Will you repeat only the lines from the one with "Reproduce this chart with Apache ECharts." through the one with "-5570, -5640, -5690];", both included, leaving every picture out?

> TASK INPUT
+++

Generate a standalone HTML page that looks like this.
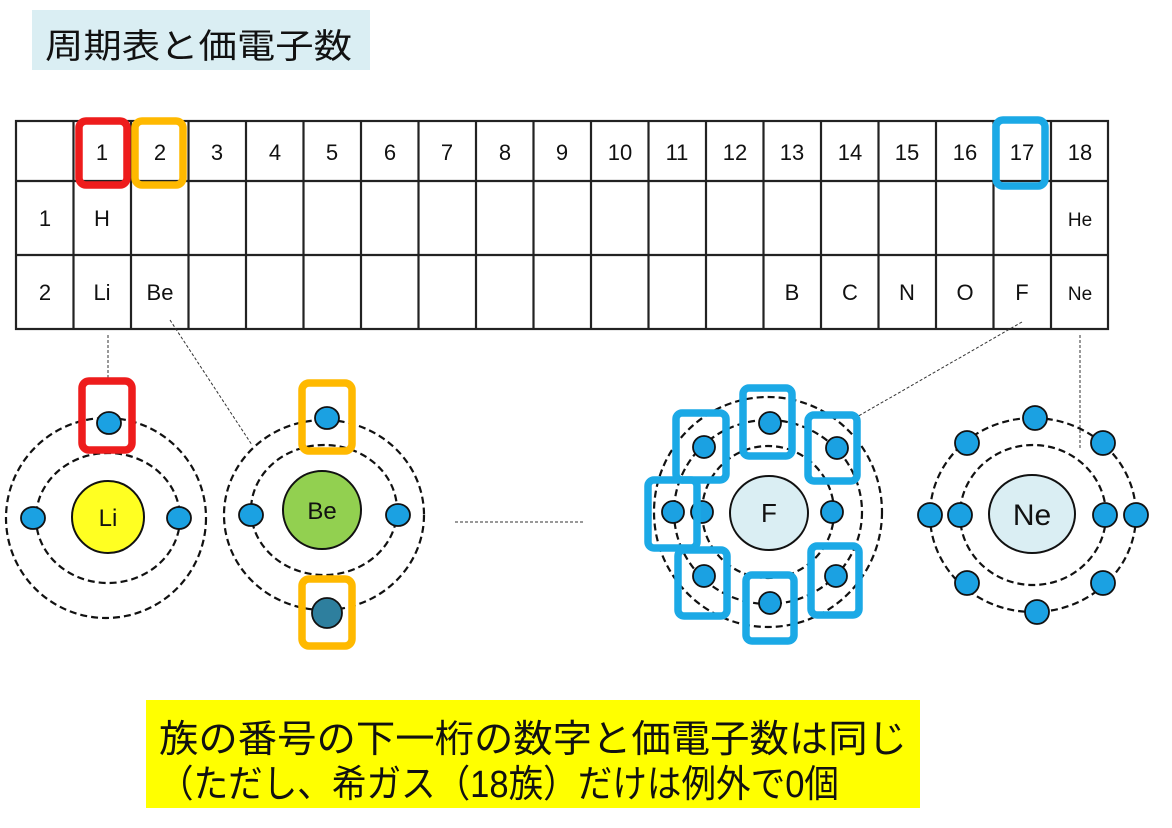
<!DOCTYPE html>
<html><head><meta charset="utf-8"><style>
html,body{margin:0;padding:0;background:#fff;}
svg{display:block;}
text{font-family:"Liberation Sans","Noto Sans CJK JP",sans-serif;}
</style></head><body>
<svg width="1172" height="828" viewBox="0 0 1172 828" xmlns="http://www.w3.org/2000/svg">
<rect x="32" y="10" width="338" height="60" fill="#daeef3"/>
<text x="45" y="58" font-size="34" textLength="307" lengthAdjust="spacingAndGlyphs" fill="#111">周期表と価電子数</text>

<g stroke="#222" stroke-width="2.2" fill="none">
<rect x="16" y="121" width="1092" height="208"/>
<line x1="16" y1="181" x2="1108" y2="181"/>
<line x1="16" y1="255" x2="1108" y2="255"/>
<line x1="73.5" y1="121" x2="73.5" y2="329"/><line x1="131" y1="121" x2="131" y2="329"/><line x1="188.5" y1="121" x2="188.5" y2="329"/><line x1="246" y1="121" x2="246" y2="329"/><line x1="303.5" y1="121" x2="303.5" y2="329"/><line x1="361" y1="121" x2="361" y2="329"/><line x1="418.5" y1="121" x2="418.5" y2="329"/><line x1="476" y1="121" x2="476" y2="329"/><line x1="533.5" y1="121" x2="533.5" y2="329"/><line x1="591" y1="121" x2="591" y2="329"/><line x1="648.5" y1="121" x2="648.5" y2="329"/><line x1="706" y1="121" x2="706" y2="329"/><line x1="763.5" y1="121" x2="763.5" y2="329"/><line x1="821" y1="121" x2="821" y2="329"/><line x1="878.5" y1="121" x2="878.5" y2="329"/><line x1="936" y1="121" x2="936" y2="329"/><line x1="993.5" y1="121" x2="993.5" y2="329"/><line x1="1051" y1="121" x2="1051" y2="329"/>
</g>
<g font-size="22" fill="#111" text-anchor="middle">
<text x="102" y="160">1</text><text x="160" y="160">2</text><text x="217" y="160">3</text><text x="275" y="160">4</text><text x="332" y="160">5</text><text x="390" y="160">6</text><text x="447" y="160">7</text><text x="505" y="160">8</text><text x="562" y="160">9</text><text x="620" y="160">10</text><text x="677" y="160">11</text><text x="735" y="160">12</text><text x="792" y="160">13</text><text x="850" y="160">14</text><text x="907" y="160">15</text><text x="965" y="160">16</text><text x="1022" y="160">17</text><text x="1080" y="160">18</text>
<text x="45" y="226">1</text><text x="102" y="226">H</text>
<text x="45" y="300">2</text><text x="102" y="300">Li</text><text x="160" y="300">Be</text>
<text x="792" y="300">B</text><text x="850" y="300">C</text><text x="907" y="300">N</text><text x="965" y="300">O</text><text x="1022" y="300">F</text>
<text x="1080" y="226" font-size="19">He</text><text x="1080" y="300" font-size="19">Ne</text>
</g>
<g fill="none" stroke-width="7.5">
<rect x="79" y="121" width="48" height="64" rx="7" stroke="#ee1c1c"/>
<rect x="135" y="121" width="48" height="64" rx="7" stroke="#ffb900"/>
<rect x="996" y="120" width="49" height="66" rx="7" stroke="#1ba9e6"/>
</g>

<g stroke="#333" stroke-width="1" stroke-dasharray="3,2" fill="none">
<line x1="108" y1="335" x2="108" y2="378"/>
<line x1="170" y1="320" x2="252" y2="445"/>
<line x1="1022" y1="322" x2="855" y2="418"/>
<line x1="1080" y1="335" x2="1080" y2="450"/>
<line x1="455" y1="522" x2="585" y2="522"/>
</g>

<g fill="none" stroke="#111" stroke-width="2.2" stroke-dasharray="7,4">
<ellipse cx="108" cy="518" rx="72" ry="65"/>
<ellipse cx="106" cy="518" rx="100" ry="100"/>
<ellipse cx="324" cy="510" rx="73" ry="65"/>
<ellipse cx="324" cy="515" rx="100" ry="95"/>
<ellipse cx="768" cy="512" rx="66" ry="66"/>
<ellipse cx="768" cy="512" rx="94" ry="92"/>
<ellipse cx="768" cy="512" rx="114" ry="115"/>
<ellipse cx="1033" cy="515" rx="73" ry="70"/>
<ellipse cx="1033" cy="515" rx="103" ry="97"/>
</g>

<g stroke="#111" stroke-width="2">
<circle cx="108" cy="517" r="36" fill="#ffff22"/>
<circle cx="322" cy="510" r="39" fill="#92d050"/>
<ellipse cx="769" cy="513" rx="39" ry="37" fill="#daeef3"/>
<ellipse cx="1032" cy="514" rx="43" ry="39" fill="#daeef3"/>
</g>
<g font-size="24" fill="#111" text-anchor="middle">
<text x="108" y="526">Li</text><text x="322" y="519">Be</text>
<text x="769" y="522" font-size="26">F</text><text x="1032" y="525" font-size="30">Ne</text>
</g>

<g fill="#1ba1e2" stroke="#111" stroke-width="1.8">
<ellipse cx="109" cy="423" rx="12" ry="11"/><ellipse cx="33" cy="518" rx="12" ry="11"/><ellipse cx="179" cy="518" rx="12" ry="11"/>
<ellipse cx="327" cy="418" rx="12" ry="11"/><ellipse cx="251" cy="515" rx="12" ry="11"/><ellipse cx="398" cy="515" rx="12" ry="11"/>
<circle cx="327" cy="613" r="15" fill="#2e7f9e"/>
<circle cx="704" cy="447" r="11"/><circle cx="770" cy="423" r="11"/><circle cx="837" cy="448" r="11"/><circle cx="673" cy="512" r="11"/><circle cx="704" cy="576" r="11"/><circle cx="770" cy="603" r="11"/><circle cx="836" cy="576" r="11"/><circle cx="702" cy="512" r="11"/><circle cx="832" cy="512" r="11"/>
<circle cx="1035" cy="418" r="12"/><circle cx="967" cy="443" r="12"/><circle cx="1103" cy="443" r="12"/><circle cx="967" cy="583" r="12"/><circle cx="1103" cy="583" r="12"/><circle cx="1037" cy="612" r="12"/>
<circle cx="930" cy="515" r="12"/><circle cx="1136" cy="515" r="12"/><circle cx="960" cy="515" r="12"/><circle cx="1105" cy="515" r="12"/>
</g>

<g fill="none" stroke-width="7.5">
<rect x="82" y="381" width="50" height="69" rx="7" stroke="#ee1c1c"/>
<rect x="302" y="383" width="50" height="68" rx="7" stroke="#ffb900"/>
<rect x="302" y="579" width="50" height="67" rx="7" stroke="#ffb900"/>
</g>
<g fill="none" stroke="#1ba9e6" stroke-width="7.5">
<rect x="676" y="413" width="50" height="67" rx="6"/>
<rect x="743" y="388" width="49" height="68" rx="6"/>
<rect x="808" y="415" width="49" height="66" rx="6"/>
<rect x="648" y="480" width="49" height="68" rx="6"/>
<rect x="678" y="550" width="49" height="66" rx="6"/>
<rect x="746" y="575" width="48" height="66" rx="6"/>
<rect x="811" y="546" width="48" height="69" rx="6"/>
</g>

<rect x="146" y="700" width="774" height="108" fill="#ffff00"/>
<text x="159" y="752" font-size="38" textLength="748" lengthAdjust="spacingAndGlyphs" fill="#111">族の番号の下一桁の数字と価電子数は同じ</text>
<text x="159" y="797" font-size="38" textLength="680" lengthAdjust="spacingAndGlyphs" fill="#111">（ただし、希ガス（18族）だけは例外で0個</text>
</svg>
</body></html>
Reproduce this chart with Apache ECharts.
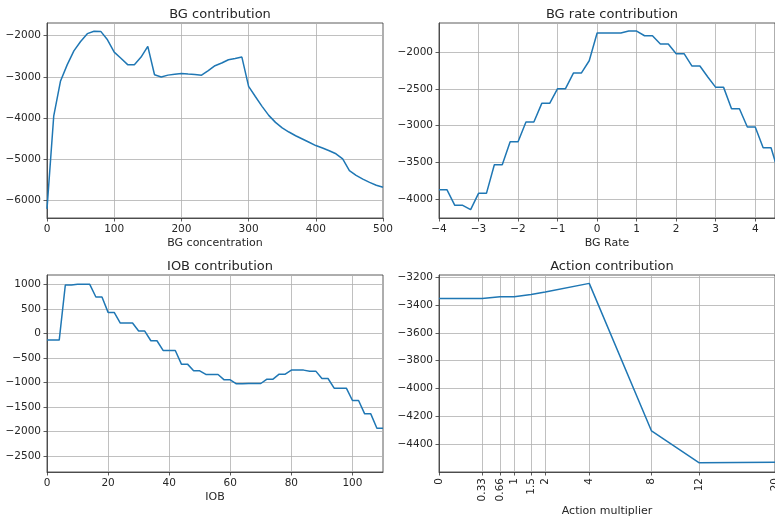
<!DOCTYPE html>
<html>
<head>
<meta charset="utf-8">
<script src="https://cdn.jsdelivr.net/npm/echarts@6/dist/echarts.min.js"></script>
<style>
  html, body { margin: 0; padding: 0; background: #fff; }
  #main { width: 775px; height: 518px; }
</style>
</head>
<body>
<div id="main"></div>
<script>
// BG contribution
var bgConc = [0, 10, 20, 30, 40, 50, 60, 70, 80, 90, 100, 110, 120, 130, 140, 150, 160, 170, 180, 190, 200,
  210, 220, 230, 240, 250, 260, 270, 280, 290, 300, 310, 320, 330, 340, 350, 360, 370, 380, 390, 400,
  410, 420, 430, 440, 450, 460, 470, 480, 490, 500];
var bgContrib = [-6215, -3960, -3110, -2710, -2370, -2140, -1950, -1890, -1895, -2100, -2400,
  -2550, -2705, -2705, -2520, -2260, -2950, -3005, -2960, -2940, -2920,
  -2935, -2945, -2960, -2850, -2730, -2665, -2585, -2555, -2520, -3235,
  -3480, -3720, -3940, -4110, -4245, -4345, -4435, -4515, -4595, -4675,
  -4735, -4800, -4875, -5000, -5285, -5400, -5490, -5570, -5640, -5690];

// BG rate contribution
var bgRate = [-4, -3.8, -3.6, -3.4, -3.2, -3, -2.8, -2.6, -2.4, -2.2, -2, -1.8, -1.6, -1.4, -1.2, -1,
  -0.8, -0.6, -0.4, -0.2, 0, 0.2, 0.4, 0.6, 0.8, 1, 1.2, 1.4, 1.6, 1.8, 2, 2.2, 2.4, 2.6, 2.8, 3,
  3.2, 3.4, 3.6, 3.8, 4, 4.2, 4.4, 4.6];
var rateContrib = [-3873, -3873, -4086, -4086, -4145, -3923, -3923, -3532, -3532, -3218, -3218,
  -2950, -2950, -2695, -2695, -2495, -2495, -2282, -2282, -2114, -1736, -1736, -1736, -1736,
  -1709, -1709, -1773, -1773, -1886, -1886, -2018, -2018, -2186, -2186, -2335, -2477, -2477,
  -2768, -2768, -3018, -3018, -3300, -3300, -3660];

// IOB contribution
var iob = [0, 2, 4, 6, 8, 10, 12, 14, 16, 18, 20, 22, 24, 26, 28, 30, 32, 34, 36, 38, 40, 42, 44, 46,
  48, 50, 52, 54, 56, 58, 60, 62, 64, 66, 68, 70, 72, 74, 76, 78, 80, 82, 84, 86, 88, 90, 92, 94,
  96, 98, 100, 102, 104, 106, 108, 110];
var iobContrib = [-137, -137, -137, 986, 986, 1000, 1000, 1000, 741, 741, 428, 428, 210, 210, 210,
  47, 47, -150, -150, -348, -348, -348, -627, -627, -763, -763, -838, -838, -838, -947, -947,
  -1029, -1029, -1022, -1022, -1022, -933, -933, -831, -831, -749, -749, -749, -770, -770,
  -920, -920, -1117, -1117, -1117, -1369, -1369, -1641, -1641, -1934, -1934];

// Action contribution (x axis is drawn on a square-root scale)
var actionMult = [0, 0.33, 0.66, 1, 1.5, 2, 4, 8, 12, 20];
var actionContrib = [-3355, -3355, -3341, -3341, -3325, -3308, -3246, -4303, -4531, -4528];

// tick labels
var bgConcTicks = [0, 100, 200, 300, 400, 500];
var bgContribTicks = [-6000, -5000, -4000, -3000, -2000];
var bgRateTicks = [-4, -3, -2, -1, 0, 1, 2, 3, 4];
var rateContribTicks = [-4000, -3500, -3000, -2500, -2000];
var iobTicks = [0, 20, 40, 60, 80, 100];
var iobContribTicks = [-2500, -2000, -1500, -1000, -500, 0, 500, 1000];
var actionContribTicks = [-4400, -4200, -4000, -3800, -3600, -3400, -3200];

var LINE = '#1f77b4';
var FONT = 'DejaVu Sans';

function minus(v) {
  return String(v).replace('-', '\u2212');
}

function pairs(xs, ys, fx) {
  return xs.map(function (x, i) { return [fx ? fx(x) : x, ys[i]]; });
}

function axis(idx, min, max, ticks, name, gap) {
  return {
    type: 'value',
    gridIndex: idx,
    min: min,
    max: max,
    name: name,
    nameLocation: 'middle',
    nameGap: gap,
    nameTextStyle: { fontFamily: FONT, fontSize: 11, color: '#262626' },
    axisLine: { show: true, onZero: false, lineStyle: { color: '#333', width: 0.8 } },
    axisTick: { show: true, inside: false, length: 3.5, customValues: ticks, lineStyle: { color: '#333', width: 0.8 } },
    axisLabel: { customValues: ticks, fontFamily: FONT, fontSize: 10.5, color: '#262626', margin: 6, formatter: minus,
      showMinLabel: true, showMaxLabel: true },
    splitLine: { show: true, lineStyle: { color: '#b0b0b0', width: 0.8 } }
  };
}

var sqrtTicks = actionMult.map(Math.sqrt);

var grids = [
  { left: 47, top: 23, width: 336, height: 195 },
  { left: 439, top: 23, width: 336, height: 195 },
  { left: 47, top: 275, width: 336, height: 197 },
  { left: 439, top: 275, width: 336, height: 197 }
];
grids.forEach(function (g) {
  g.show = true;
  g.borderColor = '#333';
  g.borderWidth = 0.8;
  g.backgroundColor = 'transparent';
  g.containLabel = false;
  g.outerBoundsMode = 'none';
});

var titles = ['BG contribution', 'BG rate contribution', 'IOB contribution', 'Action contribution'];

var actionX = axis(3, 0, Math.sqrt(20), sqrtTicks, 'Action multiplier', 31);
actionX.axisLabel.rotate = 90;
actionX.axisLabel.formatter = function (v) {
  var best = 0;
  sqrtTicks.forEach(function (t, i) {
    if (Math.abs(t - v) < Math.abs(sqrtTicks[best] - v)) best = i;
  });
  return String(actionMult[best]);
};

var option = {
  animation: false,
  backgroundColor: '#fff',
  title: titles.map(function (t, i) {
    var g = grids[i];
    return {
      text: t,
      left: g.left + 168,
      top: g.top - 20,
      textAlign: 'center',
      textStyle: { fontFamily: FONT, fontSize: 13, fontWeight: 'normal', color: '#262626' }
    };
  }),
  grid: grids,
  xAxis: [
    axis(0, 0, 500, bgConcTicks, 'BG concentration', 20),
    axis(1, -4, 4.5, bgRateTicks, 'BG Rate', 20),
    axis(2, 0, 110, iobTicks, 'IOB', 20),
    actionX
  ],
  yAxis: [
    axis(0, -6438, -1691, bgContribTicks, ''),
    axis(1, -4259, -1599, rateContribTicks, ''),
    axis(2, -2826, 1190, iobContribTicks, ''),
    axis(3, -4597, -3186, actionContribTicks, '')
  ],
  series: [
    { type: 'line', xAxisIndex: 0, yAxisIndex: 0, data: pairs(bgConc, bgContrib) },
    { type: 'line', xAxisIndex: 1, yAxisIndex: 1, data: pairs(bgRate, rateContrib) },
    { type: 'line', xAxisIndex: 2, yAxisIndex: 2, data: pairs(iob, iobContrib) },
    { type: 'line', xAxisIndex: 3, yAxisIndex: 3, data: pairs(actionMult, actionContrib, Math.sqrt) }
  ].map(function (s) {
    s.showSymbol = false;
    s.symbol = 'none';
    s.clip = true;
    s.lineStyle = { color: LINE, width: 1.5 };
    return s;
  })
};

var chart = echarts.init(document.getElementById('main'), null, { renderer: 'canvas' });
chart.setOption(option);
</script>
</body>
</html>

+++

> FULL RESPONSE
Reproduce this chart with Apache ECharts.
<!DOCTYPE html>
<html>
<head>
<meta charset="utf-8">
<script src="https://cdn.jsdelivr.net/npm/echarts@6/dist/echarts.min.js"></script>
<style>
  html, body { margin: 0; padding: 0; background: #fff; }
  #main { width: 775px; height: 518px; }
</style>
</head>
<body>
<div id="main"></div>
<script>
// BG contribution
var bgConc = [0, 10, 20, 30, 40, 50, 60, 70, 80, 90, 100, 110, 120, 130, 140, 150, 160, 170, 180, 190, 200,
  210, 220, 230, 240, 250, 260, 270, 280, 290, 300, 310, 320, 330, 340, 350, 360, 370, 380, 390, 400,
  410, 420, 430, 440, 450, 460, 470, 480, 490, 500];
var bgContrib = [-6215, -3960, -3110, -2710, -2370, -2140, -1950, -1890, -1895, -2100, -2400,
  -2550, -2705, -2705, -2520, -2260, -2950, -3005, -2960, -2940, -2920,
  -2935, -2945, -2960, -2850, -2730, -2665, -2585, -2555, -2520, -3235,
  -3480, -3720, -3940, -4110, -4245, -4345, -4435, -4515, -4595, -4675,
  -4735, -4800, -4875, -5000, -5285, -5400, -5490, -5570, -5640, -5690];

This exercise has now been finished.